● **Data segment**:
┌──

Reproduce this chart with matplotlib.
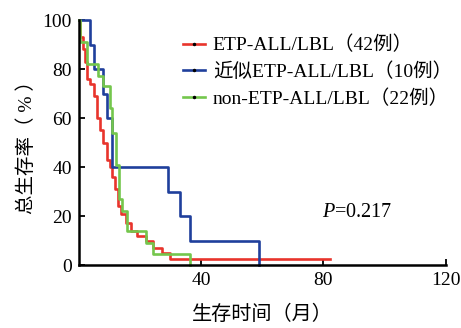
import matplotlib
matplotlib.use('Agg')
import matplotlib.pyplot as plt

plt.rcParams['font.family'] = ['Liberation Serif', 'Noto Sans CJK SC']
plt.rcParams['mathtext.fontset'] = 'custom'
plt.rcParams['mathtext.it'] = 'Liberation Serif:italic'
plt.rcParams['mathtext.rm'] = 'Liberation Serif'

# survival curves (months, %)
etp_t = [0, 0.5, 1.2, 1.9, 2.7, 3.8, 5.0, 5.9, 7.0, 8.0, 9.2, 10.1, 10.8, 11.7,
         12.8, 13.9, 15.3, 16.9, 18.9, 22.0, 24.2, 27.1, 29.9, 82]
etp_s = [100, 93, 88, 83, 76, 74, 69, 60, 55, 50, 43, 40, 36, 31,
         24, 21, 17, 14, 12, 10, 7, 5, 2.4, 2.4]

near_t = [0, 3.8, 5.0, 8.0, 9.2, 10.8, 29.3, 33.0, 36.2, 59]
near_s = [100, 90, 80, 70, 60, 40, 30, 20, 10, 0]

non_t = [0, 0.5, 2.7, 6.2, 7.9, 10.2, 10.8, 12.0, 13.0, 14.0, 15.9, 22.0, 24.2, 36.2]
non_s = [100, 91, 82, 77, 73, 64, 54, 41, 27, 22, 14, 9, 4.5, 0]

labels = ['ETP-ALL/LBL（42例）', '近似ETP-ALL/LBL（10例）', 'non-ETP-ALL/LBL（22例）']
colors = ['#e8342c', '#1f3f9c', '#74c64c']

fig = plt.figure(figsize=(4.61, 3.28), dpi=100)
ax = fig.add_axes([0.171, 0.192, 0.796, 0.747])

for t, s, lab, c in [(etp_t, etp_s, labels[0], colors[0]),
                     (near_t, near_s, labels[1], colors[1]),
                     (non_t, non_s, labels[2], colors[2])]:
    ax.plot(t, s, drawstyle='steps-post', color=c, linewidth=1.9, clip_on=False)
    # legend handle with the little dot in the middle
    ax.plot([], [], color=c, linewidth=1.9, marker='o', markersize=1.5,
            markerfacecolor='black', markeredgecolor='black', label=lab)

ax.set_xlim(0, 120)
ax.set_ylim(0, 100)
ax.set_xticks([40, 80, 120])
ax.set_yticks([0, 20, 40, 60, 80, 100])
ax.tick_params(direction='in', length=4, width=1.3, labelsize=14, pad=5)
for side in ['top', 'right']:
    ax.spines[side].set_visible(False)
for side in ['left', 'bottom']:
    ax.spines[side].set_linewidth(1.8)

ax.set_xlabel('生存时间（月）', fontsize=14.5, labelpad=12)
ax.set_ylabel('总生存率（ % ）', fontsize=14, labelpad=5)

ax.text(0.662, 0.195, '$P$=0.217', transform=ax.transAxes, fontsize=14.5)

leg = ax.legend(loc='upper left', bbox_to_anchor=(0.283, 0.935), frameon=False,
                fontsize=14, handlelength=1.15, handletextpad=0.4,
                labelspacing=0.42, borderaxespad=0, borderpad=0)

fig.savefig('out.png', dpi=100)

└──

● **Stated goal**: Leave the pictures out, and print every line of the listing exactly as written.

● **Answer for the task**:
Reproduce this chart with matplotlib.
import matplotlib
matplotlib.use('Agg')
import matplotlib.pyplot as plt

plt.rcParams['font.family'] = ['Liberation Serif', 'Noto Sans CJK SC']
plt.rcParams['mathtext.fontset'] = 'custom'
plt.rcParams['mathtext.it'] = 'Liberation Serif:italic'
plt.rcParams['mathtext.rm'] = 'Liberation Serif'

# survival curves (months, %)
etp_t = [0, 0.5, 1.2, 1.9, 2.7, 3.8, 5.0, 5.9, 7.0, 8.0, 9.2, 10.1, 10.8, 11.7,
         12.8, 13.9, 15.3, 16.9, 18.9, 22.0, 24.2, 27.1, 29.9, 82]
etp_s = [100, 93, 88, 83, 76, 74, 69, 60, 55, 50, 43, 40, 36, 31,
         24, 21, 17, 14, 12, 10, 7, 5, 2.4, 2.4]

near_t = [0, 3.8, 5.0, 8.0, 9.2, 10.8, 29.3, 33.0, 36.2, 59]
near_s = [100, 90, 80, 70, 60, 40, 30, 20, 10, 0]

non_t = [0, 0.5, 2.7, 6.2, 7.9, 10.2, 10.8, 12.0, 13.0, 14.0, 15.9, 22.0, 24.2, 36.2]
non_s = [100, 91, 82, 77, 73, 64, 54, 41, 27, 22, 14, 9, 4.5, 0]

labels = ['ETP-ALL/LBL（42例）', '近似ETP-ALL/LBL（10例）', 'non-ETP-ALL/LBL（22例）']
colors = ['#e8342c', '#1f3f9c', '#74c64c']

fig = plt.figure(figsize=(4.61, 3.28), dpi=100)
ax = fig.add_axes([0.171, 0.192, 0.796, 0.747])

for t, s, lab, c in [(etp_t, etp_s, labels[0], colors[0]),
                     (near_t, near_s, labels[1], colors[1]),
                     (non_t, non_s, labels[2], colors[2])]:
    ax.plot(t, s, drawstyle='steps-post', color=c, linewidth=1.9, clip_on=False)
    # legend handle with the little dot in the middle
    ax.plot([], [], color=c, linewidth=1.9, marker='o', markersize=1.5,
            markerfacecolor='black', markeredgecolor='black', label=lab)

ax.set_xlim(0, 120)
ax.set_ylim(0, 100)
ax.set_xticks([40, 80, 120])
ax.set_yticks([0, 20, 40, 60, 80, 100])
ax.tick_params(direction='in', length=4, width=1.3, labelsize=14, pad=5)
for side in ['top', 'right']:
    ax.spines[side].set_visible(False)
for side in ['left', 'bottom']:
    ax.spines[side].set_linewidth(1.8)

ax.set_xlabel('生存时间（月）', fontsize=14.5, labelpad=12)
ax.set_ylabel('总生存率（ % ）', fontsize=14, labelpad=5)

ax.text(0.662, 0.195, '$P$=0.217', transform=ax.transAxes, fontsize=14.5)

leg = ax.legend(loc='upper left', bbox_to_anchor=(0.283, 0.935), frameon=False,
                fontsize=14, handlelength=1.15, handletextpad=0.4,
                labelspacing=0.42, borderaxespad=0, borderpad=0)

fig.savefig('out.png', dpi=100)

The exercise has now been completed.